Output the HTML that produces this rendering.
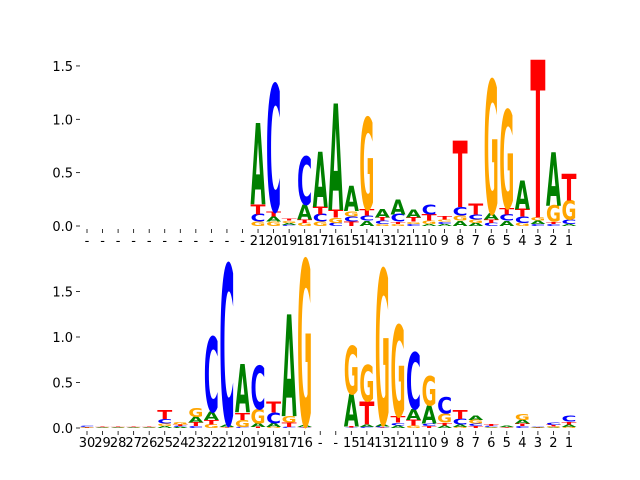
<!DOCTYPE html>
<html><head><meta charset="utf-8"><style>
body{margin:0;background:#fff}
svg{display:block}
text.lbl{font-family:"DejaVu Sans","Liberation Sans",sans-serif;font-size:13px;fill:#000}
</style></head><body>
<svg id="chart" width="640" height="480" viewBox="0 0 640 480" xmlns="http://www.w3.org/2000/svg"></svg>
<script>
const topLabels = ["-","-","-","-","-","-","-","-","-","-","-","21","20","19","18","17","16","15","14","13","12","11","10","9","8","7","6","5","4","3","2","1"];
const topA = [0,0,0,0,0,0,0,0,0,0,0,.76,.05,.02,.14,.52,1.0,.24,.05,.08,.14,.07,.02,.02,.05,.03,.06,.05,.27,.03,.5,.02];
const topC = [0,0,0,0,0,0,0,0,0,0,0,.07,1.19,.01,.45,.07,.03,.05,.05,.03,.07,.02,.09,.02,.08,.05,.03,.06,.06,.02,.02,.04];
const topG = [0,0,0,0,0,0,0,0,0,0,0,.04,.04,.02,.03,.04,.05,.05,.86,.02,.02,.02,.03,.02,.05,.03,1.25,.92,.03,.03,.15,.18];
const topT = [0,0,0,0,0,0,0,0,0,0,0,.09,.05,.02,.03,.07,.07,.04,.06,.03,.02,.04,.06,.03,.62,.1,.03,.06,.07,1.48,.02,.25];

const botLabels = ["30","29","28","27","26","25","24","23","22","21","20","19","18","17","16","-","-","15","14","13","12","11","10","9","8","7","6","5","4","3","2","1"];
const botA = [.005,.003,.003,.003,.003,.02,.01,.06,.09,.03,.53,.04,.04,1.12,.02,0,0,.36,.03,.03,.03,.12,.2,.03,.03,.05,.005,.01,.04,.003,.005,.03];
const botC = [.01,.003,.003,.003,.003,.05,.01,.02,.82,1.76,.01,.48,.12,.01,.005,0,0,.005,.01,.01,.03,.62,.03,.18,.06,.03,.01,.005,.02,.005,.03,.06];
const botG = [.005,.003,.003,.003,.003,.03,.03,.1,.04,.005,.08,.16,.01,.07,1.82,0,0,.53,.4,1.7,1.0,.03,.32,.1,.01,.04,.005,.005,.06,.003,.01,.01];
const botT = [.003,.003,.003,.003,.003,.1,.02,.04,.05,.005,.08,.01,.12,.05,.005,0,0,.01,.25,.005,.07,.06,.02,.03,.1,.02,.02,.003,.03,.003,.02,.03];

const yTicks = [0, 0.5, 1.0, 1.5];
const colors = {A:"#008000", C:"#0000ff", G:"#ffa500", T:"#ff0000"};
const NS = "http://www.w3.org/2000/svg";
const svg = document.getElementById("chart");
const x0 = 87, dx = 482/31, colW = 15;
function xScale(i){ return x0 + i*dx; }

function panel(name, base, ppu, labels, A, C, G, T){
  const g = document.createElementNS(NS, "g");
  
  
  svg.appendChild(g);
  const yScale = v => base - v*ppu;
  yTicks.forEach(t => {
    const y = yScale(t);
    const ln = document.createElementNS(NS, "line");
    ln.setAttribute("x1", 76); ln.setAttribute("x2", 80);
    ln.setAttribute("y1", y); ln.setAttribute("y2", y);
    ln.setAttribute("stroke", "#000"); ln.setAttribute("stroke-width", "0.8");
    
    
    g.appendChild(ln);
    const tx = document.createElementNS(NS, "text");
    tx.setAttribute("class", "lbl");
    tx.setAttribute("x", 73); tx.setAttribute("y", y + 5);
    tx.setAttribute("text-anchor", "end");
    tx.textContent = t.toFixed(1);
    
    
    g.appendChild(tx);
  });
  labels.forEach((lab, i) => {
    const x = xScale(i);
    const ln = document.createElementNS(NS, "line");
    ln.setAttribute("x1", x); ln.setAttribute("x2", x);
    ln.setAttribute("y1", base + 3); ln.setAttribute("y2", base + 7);
    ln.setAttribute("stroke", "#000"); ln.setAttribute("stroke-width", "0.8");
    
    
    g.appendChild(ln);
    const tx = document.createElementNS(NS, "text");
    tx.setAttribute("class", "lbl");
    tx.setAttribute("x", x); tx.setAttribute("y", base + 19);
    tx.setAttribute("text-anchor", "middle");
    tx.textContent = lab;
    
    
    g.appendChild(tx);
    const stack = [["A", A[i]], ["C", C[i]], ["G", G[i]], ["T", T[i]]].filter(d => d[1] > 0).sort((a, b) => a[1] - b[1]);
    let cum = 0;
    stack.forEach(([L, h]) => {
      const yb = yScale(cum);
      const hp = h * ppu;
      cum += h;
      const t = document.createElementNS(NS, "text");
      t.setAttribute("x", 0); t.setAttribute("y", 0);
      t.setAttribute("font-family", "DejaVu Sans, Liberation Sans, sans-serif");
      t.setAttribute("font-weight", "bold");
      t.setAttribute("font-size", "100");
      t.setAttribute("textLength", colW);
      t.setAttribute("lengthAdjust", "spacingAndGlyphs");
      t.setAttribute("fill", colors[L]);
      t.setAttribute("transform", "translate(" + (x - colW/2) + "," + yb + ") scale(1," + (hp/73) + ")");
      t.textContent = L;
      
      
      g.appendChild(t);
    });
  });
}
panel("top-logo-panel", 226, 106.7, topLabels, topA, topC, topG, topT);
panel("bottom-logo-panel", 428, 91, botLabels, botA, botC, botG, botT);
</script>
</body></html>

> _Task prompt_
The data should be printed again unchanged; leave its pictures out.

> _Exercise result_
Output the HTML that produces this rendering.
<!DOCTYPE html>
<html><head><meta charset="utf-8"><style>
body{margin:0;background:#fff}
svg{display:block}
text.lbl{font-family:"DejaVu Sans","Liberation Sans",sans-serif;font-size:13px;fill:#000}
</style></head><body>
<svg id="chart" width="640" height="480" viewBox="0 0 640 480" xmlns="http://www.w3.org/2000/svg"></svg>
<script>
const topLabels = ["-","-","-","-","-","-","-","-","-","-","-","21","20","19","18","17","16","15","14","13","12","11","10","9","8","7","6","5","4","3","2","1"];
const topA = [0,0,0,0,0,0,0,0,0,0,0,.76,.05,.02,.14,.52,1.0,.24,.05,.08,.14,.07,.02,.02,.05,.03,.06,.05,.27,.03,.5,.02];
const topC = [0,0,0,0,0,0,0,0,0,0,0,.07,1.19,.01,.45,.07,.03,.05,.05,.03,.07,.02,.09,.02,.08,.05,.03,.06,.06,.02,.02,.04];
const topG = [0,0,0,0,0,0,0,0,0,0,0,.04,.04,.02,.03,.04,.05,.05,.86,.02,.02,.02,.03,.02,.05,.03,1.25,.92,.03,.03,.15,.18];
const topT = [0,0,0,0,0,0,0,0,0,0,0,.09,.05,.02,.03,.07,.07,.04,.06,.03,.02,.04,.06,.03,.62,.1,.03,.06,.07,1.48,.02,.25];

const botLabels = ["30","29","28","27","26","25","24","23","22","21","20","19","18","17","16","-","-","15","14","13","12","11","10","9","8","7","6","5","4","3","2","1"];
const botA = [.005,.003,.003,.003,.003,.02,.01,.06,.09,.03,.53,.04,.04,1.12,.02,0,0,.36,.03,.03,.03,.12,.2,.03,.03,.05,.005,.01,.04,.003,.005,.03];
const botC = [.01,.003,.003,.003,.003,.05,.01,.02,.82,1.76,.01,.48,.12,.01,.005,0,0,.005,.01,.01,.03,.62,.03,.18,.06,.03,.01,.005,.02,.005,.03,.06];
const botG = [.005,.003,.003,.003,.003,.03,.03,.1,.04,.005,.08,.16,.01,.07,1.82,0,0,.53,.4,1.7,1.0,.03,.32,.1,.01,.04,.005,.005,.06,.003,.01,.01];
const botT = [.003,.003,.003,.003,.003,.1,.02,.04,.05,.005,.08,.01,.12,.05,.005,0,0,.01,.25,.005,.07,.06,.02,.03,.1,.02,.02,.003,.03,.003,.02,.03];

const yTicks = [0, 0.5, 1.0, 1.5];
const colors = {A:"#008000", C:"#0000ff", G:"#ffa500", T:"#ff0000"};
const NS = "http://www.w3.org/2000/svg";
const svg = document.getElementById("chart");
const x0 = 87, dx = 482/31, colW = 15;
function xScale(i){ return x0 + i*dx; }

function panel(name, base, ppu, labels, A, C, G, T){
  const g = document.createElementNS(NS, "g");
  
  
  svg.appendChild(g);
  const yScale = v => base - v*ppu;
  yTicks.forEach(t => {
    const y = yScale(t);
    const ln = document.createElementNS(NS, "line");
    ln.setAttribute("x1", 76); ln.setAttribute("x2", 80);
    ln.setAttribute("y1", y); ln.setAttribute("y2", y);
    ln.setAttribute("stroke", "#000"); ln.setAttribute("stroke-width", "0.8");
    
    
    g.appendChild(ln);
    const tx = document.createElementNS(NS, "text");
    tx.setAttribute("class", "lbl");
    tx.setAttribute("x", 73); tx.setAttribute("y", y + 5);
    tx.setAttribute("text-anchor", "end");
    tx.textContent = t.toFixed(1);
    
    
    g.appendChild(tx);
  });
  labels.forEach((lab, i) => {
    const x = xScale(i);
    const ln = document.createElementNS(NS, "line");
    ln.setAttribute("x1", x); ln.setAttribute("x2", x);
    ln.setAttribute("y1", base + 3); ln.setAttribute("y2", base + 7);
    ln.setAttribute("stroke", "#000"); ln.setAttribute("stroke-width", "0.8");
    
    
    g.appendChild(ln);
    const tx = document.createElementNS(NS, "text");
    tx.setAttribute("class", "lbl");
    tx.setAttribute("x", x); tx.setAttribute("y", base + 19);
    tx.setAttribute("text-anchor", "middle");
    tx.textContent = lab;
    
    
    g.appendChild(tx);
    const stack = [["A", A[i]], ["C", C[i]], ["G", G[i]], ["T", T[i]]].filter(d => d[1] > 0).sort((a, b) => a[1] - b[1]);
    let cum = 0;
    stack.forEach(([L, h]) => {
      const yb = yScale(cum);
      const hp = h * ppu;
      cum += h;
      const t = document.createElementNS(NS, "text");
      t.setAttribute("x", 0); t.setAttribute("y", 0);
      t.setAttribute("font-family", "DejaVu Sans, Liberation Sans, sans-serif");
      t.setAttribute("font-weight", "bold");
      t.setAttribute("font-size", "100");
      t.setAttribute("textLength", colW);
      t.setAttribute("lengthAdjust", "spacingAndGlyphs");
      t.setAttribute("fill", colors[L]);
      t.setAttribute("transform", "translate(" + (x - colW/2) + "," + yb + ") scale(1," + (hp/73) + ")");
      t.textContent = L;
      
      
      g.appendChild(t);
    });
  });
}
panel("top-logo-panel", 226, 106.7, topLabels, topA, topC, topG, topT);
panel("bottom-logo-panel", 428, 91, botLabels, botA, botC, botG, botT);
</script>
</body></html>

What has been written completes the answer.